Type out the material below exactly.

——

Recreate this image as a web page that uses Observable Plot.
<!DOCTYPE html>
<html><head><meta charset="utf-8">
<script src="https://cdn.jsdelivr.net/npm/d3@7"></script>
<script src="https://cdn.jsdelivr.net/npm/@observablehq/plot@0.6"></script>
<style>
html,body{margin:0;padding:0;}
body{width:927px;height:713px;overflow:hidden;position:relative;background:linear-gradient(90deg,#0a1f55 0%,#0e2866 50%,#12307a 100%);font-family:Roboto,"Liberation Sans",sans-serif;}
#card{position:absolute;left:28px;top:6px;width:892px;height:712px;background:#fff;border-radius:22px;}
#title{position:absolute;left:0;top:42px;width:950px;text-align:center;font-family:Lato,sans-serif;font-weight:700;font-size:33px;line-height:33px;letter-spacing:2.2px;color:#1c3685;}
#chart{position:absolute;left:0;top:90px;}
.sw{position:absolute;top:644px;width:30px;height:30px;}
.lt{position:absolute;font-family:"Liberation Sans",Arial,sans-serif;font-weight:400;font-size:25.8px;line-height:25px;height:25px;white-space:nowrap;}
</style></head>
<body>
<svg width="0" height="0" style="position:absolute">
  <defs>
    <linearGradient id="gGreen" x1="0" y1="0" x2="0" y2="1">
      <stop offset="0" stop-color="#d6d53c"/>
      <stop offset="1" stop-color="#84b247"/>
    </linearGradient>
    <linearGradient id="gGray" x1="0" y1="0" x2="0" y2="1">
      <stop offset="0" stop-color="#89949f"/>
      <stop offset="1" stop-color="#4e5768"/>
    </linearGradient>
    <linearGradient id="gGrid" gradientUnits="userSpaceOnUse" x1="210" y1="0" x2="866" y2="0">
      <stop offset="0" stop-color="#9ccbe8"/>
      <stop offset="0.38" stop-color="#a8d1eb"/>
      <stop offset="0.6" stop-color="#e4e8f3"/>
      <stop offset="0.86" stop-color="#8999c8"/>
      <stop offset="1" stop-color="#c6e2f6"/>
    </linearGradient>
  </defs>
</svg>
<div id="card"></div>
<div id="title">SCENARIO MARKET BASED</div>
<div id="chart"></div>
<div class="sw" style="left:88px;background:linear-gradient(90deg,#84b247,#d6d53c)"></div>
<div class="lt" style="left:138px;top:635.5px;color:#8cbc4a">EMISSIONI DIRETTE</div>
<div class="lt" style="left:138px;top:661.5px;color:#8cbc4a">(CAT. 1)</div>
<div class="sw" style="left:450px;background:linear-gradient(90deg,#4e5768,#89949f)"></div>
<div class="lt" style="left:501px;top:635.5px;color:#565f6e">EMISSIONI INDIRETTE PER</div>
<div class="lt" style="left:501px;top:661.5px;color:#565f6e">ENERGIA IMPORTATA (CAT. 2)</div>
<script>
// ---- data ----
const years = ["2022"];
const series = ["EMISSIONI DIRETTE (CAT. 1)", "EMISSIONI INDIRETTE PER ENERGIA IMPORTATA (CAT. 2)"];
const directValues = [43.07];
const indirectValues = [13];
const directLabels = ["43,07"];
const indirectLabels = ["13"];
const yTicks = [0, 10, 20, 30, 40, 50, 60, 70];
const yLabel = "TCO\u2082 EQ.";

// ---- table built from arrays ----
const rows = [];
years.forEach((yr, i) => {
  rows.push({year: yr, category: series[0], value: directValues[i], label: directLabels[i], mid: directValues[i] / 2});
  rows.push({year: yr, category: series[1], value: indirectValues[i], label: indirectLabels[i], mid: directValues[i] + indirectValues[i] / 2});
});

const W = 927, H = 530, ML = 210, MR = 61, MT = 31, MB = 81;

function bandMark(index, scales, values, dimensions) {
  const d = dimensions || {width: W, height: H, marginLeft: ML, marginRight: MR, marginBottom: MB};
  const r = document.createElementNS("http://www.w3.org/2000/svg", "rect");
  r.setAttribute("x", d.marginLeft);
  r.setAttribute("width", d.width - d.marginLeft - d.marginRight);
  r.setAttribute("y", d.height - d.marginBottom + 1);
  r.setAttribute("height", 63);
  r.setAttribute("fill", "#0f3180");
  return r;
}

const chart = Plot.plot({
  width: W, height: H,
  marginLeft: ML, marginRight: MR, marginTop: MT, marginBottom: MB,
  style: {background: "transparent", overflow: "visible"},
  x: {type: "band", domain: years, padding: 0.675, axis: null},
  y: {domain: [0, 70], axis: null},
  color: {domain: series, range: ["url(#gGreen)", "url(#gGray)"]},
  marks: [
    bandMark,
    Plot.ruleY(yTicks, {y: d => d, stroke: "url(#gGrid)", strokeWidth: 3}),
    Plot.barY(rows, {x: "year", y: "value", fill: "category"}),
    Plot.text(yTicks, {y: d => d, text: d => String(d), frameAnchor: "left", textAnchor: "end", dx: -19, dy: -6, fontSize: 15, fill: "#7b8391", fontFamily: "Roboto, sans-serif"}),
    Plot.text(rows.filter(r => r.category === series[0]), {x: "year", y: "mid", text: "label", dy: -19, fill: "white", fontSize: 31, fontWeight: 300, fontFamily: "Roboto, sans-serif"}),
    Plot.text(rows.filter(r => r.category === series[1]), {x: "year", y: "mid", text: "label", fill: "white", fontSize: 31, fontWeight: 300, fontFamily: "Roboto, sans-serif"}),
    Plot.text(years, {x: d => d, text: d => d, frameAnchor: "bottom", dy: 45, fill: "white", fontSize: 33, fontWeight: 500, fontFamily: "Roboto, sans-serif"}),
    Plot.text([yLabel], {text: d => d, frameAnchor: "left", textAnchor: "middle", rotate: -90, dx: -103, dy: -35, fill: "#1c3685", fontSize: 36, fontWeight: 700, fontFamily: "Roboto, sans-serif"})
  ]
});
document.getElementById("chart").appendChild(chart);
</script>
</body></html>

——

▶ **Response to the task**
Recreate this image as a web page that uses Observable Plot.
<!DOCTYPE html>
<html><head><meta charset="utf-8">
<script src="https://cdn.jsdelivr.net/npm/d3@7"></script>
<script src="https://cdn.jsdelivr.net/npm/@observablehq/plot@0.6"></script>
<style>
html,body{margin:0;padding:0;}
body{width:927px;height:713px;overflow:hidden;position:relative;background:linear-gradient(90deg,#0a1f55 0%,#0e2866 50%,#12307a 100%);font-family:Roboto,"Liberation Sans",sans-serif;}
#card{position:absolute;left:28px;top:6px;width:892px;height:712px;background:#fff;border-radius:22px;}
#title{position:absolute;left:0;top:42px;width:950px;text-align:center;font-family:Lato,sans-serif;font-weight:700;font-size:33px;line-height:33px;letter-spacing:2.2px;color:#1c3685;}
#chart{position:absolute;left:0;top:90px;}
.sw{position:absolute;top:644px;width:30px;height:30px;}
.lt{position:absolute;font-family:"Liberation Sans",Arial,sans-serif;font-weight:400;font-size:25.8px;line-height:25px;height:25px;white-space:nowrap;}
</style></head>
<body>
<svg width="0" height="0" style="position:absolute">
  <defs>
    <linearGradient id="gGreen" x1="0" y1="0" x2="0" y2="1">
      <stop offset="0" stop-color="#d6d53c"/>
      <stop offset="1" stop-color="#84b247"/>
    </linearGradient>
    <linearGradient id="gGray" x1="0" y1="0" x2="0" y2="1">
      <stop offset="0" stop-color="#89949f"/>
      <stop offset="1" stop-color="#4e5768"/>
    </linearGradient>
    <linearGradient id="gGrid" gradientUnits="userSpaceOnUse" x1="210" y1="0" x2="866" y2="0">
      <stop offset="0" stop-color="#9ccbe8"/>
      <stop offset="0.38" stop-color="#a8d1eb"/>
      <stop offset="0.6" stop-color="#e4e8f3"/>
      <stop offset="0.86" stop-color="#8999c8"/>
      <stop offset="1" stop-color="#c6e2f6"/>
    </linearGradient>
  </defs>
</svg>
<div id="card"></div>
<div id="title">SCENARIO MARKET BASED</div>
<div id="chart"></div>
<div class="sw" style="left:88px;background:linear-gradient(90deg,#84b247,#d6d53c)"></div>
<div class="lt" style="left:138px;top:635.5px;color:#8cbc4a">EMISSIONI DIRETTE</div>
<div class="lt" style="left:138px;top:661.5px;color:#8cbc4a">(CAT. 1)</div>
<div class="sw" style="left:450px;background:linear-gradient(90deg,#4e5768,#89949f)"></div>
<div class="lt" style="left:501px;top:635.5px;color:#565f6e">EMISSIONI INDIRETTE PER</div>
<div class="lt" style="left:501px;top:661.5px;color:#565f6e">ENERGIA IMPORTATA (CAT. 2)</div>
<script>
// ---- data ----
const years = ["2022"];
const series = ["EMISSIONI DIRETTE (CAT. 1)", "EMISSIONI INDIRETTE PER ENERGIA IMPORTATA (CAT. 2)"];
const directValues = [43.07];
const indirectValues = [13];
const directLabels = ["43,07"];
const indirectLabels = ["13"];
const yTicks = [0, 10, 20, 30, 40, 50, 60, 70];
const yLabel = "TCO\u2082 EQ.";

// ---- table built from arrays ----
const rows = [];
years.forEach((yr, i) => {
  rows.push({year: yr, category: series[0], value: directValues[i], label: directLabels[i], mid: directValues[i] / 2});
  rows.push({year: yr, category: series[1], value: indirectValues[i], label: indirectLabels[i], mid: directValues[i] + indirectValues[i] / 2});
});

const W = 927, H = 530, ML = 210, MR = 61, MT = 31, MB = 81;

function bandMark(index, scales, values, dimensions) {
  const d = dimensions || {width: W, height: H, marginLeft: ML, marginRight: MR, marginBottom: MB};
  const r = document.createElementNS("http://www.w3.org/2000/svg", "rect");
  r.setAttribute("x", d.marginLeft);
  r.setAttribute("width", d.width - d.marginLeft - d.marginRight);
  r.setAttribute("y", d.height - d.marginBottom + 1);
  r.setAttribute("height", 63);
  r.setAttribute("fill", "#0f3180");
  return r;
}

const chart = Plot.plot({
  width: W, height: H,
  marginLeft: ML, marginRight: MR, marginTop: MT, marginBottom: MB,
  style: {background: "transparent", overflow: "visible"},
  x: {type: "band", domain: years, padding: 0.675, axis: null},
  y: {domain: [0, 70], axis: null},
  color: {domain: series, range: ["url(#gGreen)", "url(#gGray)"]},
  marks: [
    bandMark,
    Plot.ruleY(yTicks, {y: d => d, stroke: "url(#gGrid)", strokeWidth: 3}),
    Plot.barY(rows, {x: "year", y: "value", fill: "category"}),
    Plot.text(yTicks, {y: d => d, text: d => String(d), frameAnchor: "left", textAnchor: "end", dx: -19, dy: -6, fontSize: 15, fill: "#7b8391", fontFamily: "Roboto, sans-serif"}),
    Plot.text(rows.filter(r => r.category === series[0]), {x: "year", y: "mid", text: "label", dy: -19, fill: "white", fontSize: 31, fontWeight: 300, fontFamily: "Roboto, sans-serif"}),
    Plot.text(rows.filter(r => r.category === series[1]), {x: "year", y: "mid", text: "label", fill: "white", fontSize: 31, fontWeight: 300, fontFamily: "Roboto, sans-serif"}),
    Plot.text(years, {x: d => d, text: d => d, frameAnchor: "bottom", dy: 45, fill: "white", fontSize: 33, fontWeight: 500, fontFamily: "Roboto, sans-serif"}),
    Plot.text([yLabel], {text: d => d, frameAnchor: "left", textAnchor: "middle", rotate: -90, dx: -103, dy: -35, fill: "#1c3685", fontSize: 36, fontWeight: 700, fontFamily: "Roboto, sans-serif"})
  ]
});
document.getElementById("chart").appendChild(chart);
</script>
</body></html>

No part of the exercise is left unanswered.